Pembatasan Jam Malam Menurunkan Imun Masyarakat
Jam malam ini tidak ada bukti ilmiahnya sebagai solusi. Dalam kondisi normal, semakin malam konsumen semakin sedikit jadi tidak akan menimbulkan kerumunan. Jam malam bagi usaha akan menurunkan imun tubuh karena para pengusaha tidak akan bisa istirahat karena ada beban pikiran. Pada akhirnya akan mengakibatkan stress yang terbukti menurunkan imun tubuh.
Kita Bukan Follower Negara Lain, Boleh Berpikir Out of the Box
Kita negara merdeka yang punya kebebasan dalam mencari solusi. Pemangku kebijakan selalu berpedoman kepada solusi yang normatif yang belum ada standarnya kerena WHO sendiri juga belum berpengalaman menghadapi COVID-19. Kebijakan Trial & Error dipaksakan ke masyarakat sehingga masyarakat menjadi Objek Penderita bukan menjadi Subjek dalam pengentasan pandemi ini
Banyak hal yang belum diketahui orang luar, seperti empon-empon peninggalan leluhur. Ilmuwan kita sudah bekerja keras di laboratorium menghasilkan berbagai solusi. Kita perlu berpikir out of the box. Kita bukan bangsa Follower yang menunggu di belakang.
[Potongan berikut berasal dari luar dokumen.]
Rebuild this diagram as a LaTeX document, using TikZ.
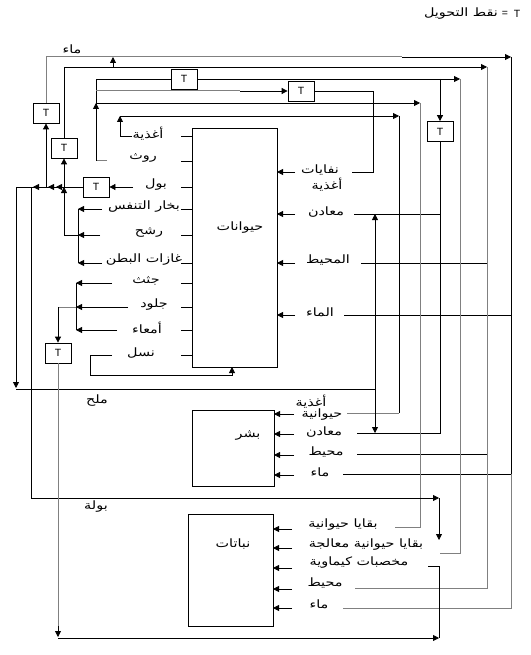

Perpektif PPKM itu Nasional Bukan Parsial
Banyak pemuka agama yang membawa-bawa dalil tentang Pandemi, yang inti pesannya jika ada pandemi di suatu daerah, janganlah engkau masuk dan keluat dari daerah tersebut. Ini benar. Tapi perspektif dalam pelaksanaannya yang salah. wilayah pandemi yang dimaksud ini dimana? Hampir seluruh daerah di Indonesia sudah terpapar Virus COVID-19. Pandemi ini telah merata secara nasional. Penerapan kebijakannya kenapa pasrsial? Kita semua sudah terpapar secara definitif, tidak perlu dibuat sekat-sekat ekonomi. Biarkan ekonomi tetap berjalan. Tapi Indonesia tertutup bagi orang dari luar.
Yang terjadi adalah orang dari luar masih bisa masuk ke Indonesia dengan berbagai dalih. Sedangkan penerapan ketat hanya dilakukan di daerah-daerah sehingga perekonomian nasional terhambat.